Anomalies are worth chasing. The entire catastrophe was averted by an engineer who refused to ignore 500 milliseconds. Cultural permission to investigate small weirdness is badly underrated.
How a platform like Safeguard would have helped
Intellectual honesty first: no software composition tool would have flagged xz 5.6.0 as malicious on release day. The backdoor was unknown, hidden in build artifacts, and specifically designed to defeat code review. Anyone claiming their scanner would have caught it before Andres Freund is selling something.
What a platform like Safeguard provides is the response layer once the signal exists — and here the signal came fast. The instant xz and liblzma 5.6.0 and 5.6.1 were flagged, the question every team faced was "do we ship these anywhere?" Safeguard's software composition analysis answers that across your projects immediately, including transitive appearances most teams do not track. Because liblzma reaches production overwhelmingly inside container images, container image scanning is where this particular component actually needs to be caught — a base image pulling a bad xz is exactly the blind spot here. Automated fix pull requests can then pin or roll back to a known-good version and re-run your checks, and Griffin AI helps you reason about which images and services actually link the affected library versus merely including the package.

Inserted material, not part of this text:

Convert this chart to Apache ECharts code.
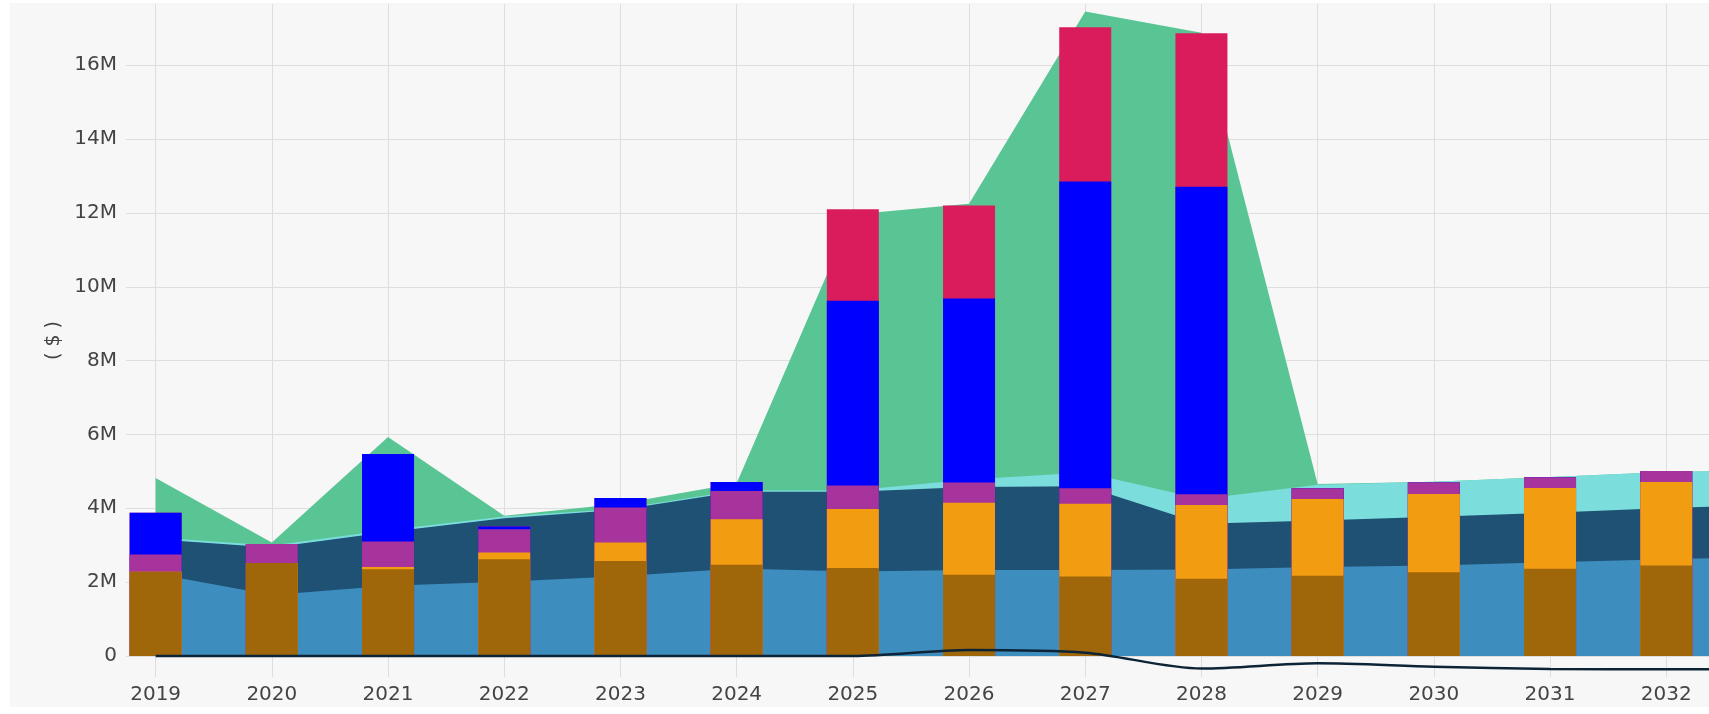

The honest framing: XZ is a prevention story that belongs to distribution maintainers and provenance frameworks. For everyone downstream, the win is speed of inventory and rollback — knowing in minutes, not days, whether a newly disclosed malicious version is anywhere in your estate.

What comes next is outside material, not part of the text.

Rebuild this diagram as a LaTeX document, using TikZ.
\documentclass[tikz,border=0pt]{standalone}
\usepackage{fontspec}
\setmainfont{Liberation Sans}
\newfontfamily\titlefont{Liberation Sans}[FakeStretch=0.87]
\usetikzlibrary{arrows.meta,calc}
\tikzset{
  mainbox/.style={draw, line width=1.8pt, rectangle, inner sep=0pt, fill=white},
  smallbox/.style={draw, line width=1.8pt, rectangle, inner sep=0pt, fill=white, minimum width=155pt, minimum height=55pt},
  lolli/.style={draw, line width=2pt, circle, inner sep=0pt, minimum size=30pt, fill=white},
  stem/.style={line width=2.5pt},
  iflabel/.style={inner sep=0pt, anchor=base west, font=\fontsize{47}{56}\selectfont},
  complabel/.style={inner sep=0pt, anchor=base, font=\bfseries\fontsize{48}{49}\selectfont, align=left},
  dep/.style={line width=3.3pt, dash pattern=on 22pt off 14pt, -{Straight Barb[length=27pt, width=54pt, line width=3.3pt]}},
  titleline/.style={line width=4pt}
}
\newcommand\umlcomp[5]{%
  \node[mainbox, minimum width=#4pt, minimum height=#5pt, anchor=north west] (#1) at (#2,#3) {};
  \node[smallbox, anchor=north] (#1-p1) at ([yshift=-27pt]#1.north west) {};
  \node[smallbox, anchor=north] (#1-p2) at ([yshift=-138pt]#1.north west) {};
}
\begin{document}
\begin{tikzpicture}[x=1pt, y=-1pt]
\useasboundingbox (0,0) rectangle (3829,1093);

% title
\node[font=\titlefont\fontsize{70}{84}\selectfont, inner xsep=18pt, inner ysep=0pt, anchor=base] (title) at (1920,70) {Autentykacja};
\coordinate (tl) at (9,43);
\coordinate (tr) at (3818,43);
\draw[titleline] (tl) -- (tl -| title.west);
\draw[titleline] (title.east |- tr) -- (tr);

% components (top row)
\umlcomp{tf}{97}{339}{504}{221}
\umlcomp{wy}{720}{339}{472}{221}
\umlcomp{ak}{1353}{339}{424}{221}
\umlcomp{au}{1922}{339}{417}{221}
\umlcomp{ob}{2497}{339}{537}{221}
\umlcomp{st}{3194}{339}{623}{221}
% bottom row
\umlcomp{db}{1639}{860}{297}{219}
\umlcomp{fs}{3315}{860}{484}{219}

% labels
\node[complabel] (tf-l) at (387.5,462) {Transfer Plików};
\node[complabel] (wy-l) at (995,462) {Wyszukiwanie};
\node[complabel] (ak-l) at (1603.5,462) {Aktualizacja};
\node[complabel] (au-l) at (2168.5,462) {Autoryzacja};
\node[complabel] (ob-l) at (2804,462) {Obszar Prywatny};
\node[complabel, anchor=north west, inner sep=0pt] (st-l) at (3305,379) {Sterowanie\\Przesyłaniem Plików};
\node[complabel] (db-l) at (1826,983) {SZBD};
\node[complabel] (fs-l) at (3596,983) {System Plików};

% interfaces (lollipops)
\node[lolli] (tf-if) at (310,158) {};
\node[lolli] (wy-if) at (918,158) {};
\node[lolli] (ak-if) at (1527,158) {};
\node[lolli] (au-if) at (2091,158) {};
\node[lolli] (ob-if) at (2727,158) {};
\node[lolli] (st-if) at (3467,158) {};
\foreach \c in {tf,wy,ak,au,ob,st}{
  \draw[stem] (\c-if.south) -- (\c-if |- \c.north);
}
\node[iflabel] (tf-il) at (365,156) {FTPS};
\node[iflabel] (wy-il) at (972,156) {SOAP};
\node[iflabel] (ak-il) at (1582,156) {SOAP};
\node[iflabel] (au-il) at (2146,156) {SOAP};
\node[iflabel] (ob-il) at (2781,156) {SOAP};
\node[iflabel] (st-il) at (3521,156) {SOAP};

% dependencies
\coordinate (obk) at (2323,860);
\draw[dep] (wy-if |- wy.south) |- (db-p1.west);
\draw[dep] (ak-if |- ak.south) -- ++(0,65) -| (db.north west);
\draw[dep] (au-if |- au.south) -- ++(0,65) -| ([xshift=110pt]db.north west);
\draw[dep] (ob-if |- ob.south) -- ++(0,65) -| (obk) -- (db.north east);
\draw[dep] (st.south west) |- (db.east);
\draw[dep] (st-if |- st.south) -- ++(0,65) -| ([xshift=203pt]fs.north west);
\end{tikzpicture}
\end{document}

Frequently Asked Questions
Was anyone actually compromised by the XZ backdoor? There is no evidence of widespread exploitation, largely because it was discovered before the affected versions reached most stable production distributions. The backdoored releases mostly landed in rolling and testing branches. It is best understood as a near-miss of enormous potential severity rather than a mass-casualty event.
How was such a sophisticated backdoor found by accident? Andres Freund noticed that SSH logins were about half a second slower than expected while benchmarking, investigated the CPU usage and Valgrind errors, and traced them to liblzma. A performance anomaly, chased to its root, exposed one of the most carefully hidden backdoors ever attempted.
Why did code review not catch it? Because the malicious code was not in the reviewable Git source. It was concealed in the release tarball's build scripts and in binary files disguised as test fixtures, then assembled during compilation. Reviewing the repository would not have revealed it — which is exactly why build provenance and reproducible builds matter.
What does the XZ incident say about open-source sustainability? It exposed that critical infrastructure often rests on a single, unpaid, overburdened maintainer who can be socially engineered or pressured into ceding control. The technical backdoor was downstream of a human problem: the durable fix is funding, co-maintainer vetting, and reducing single points of trust.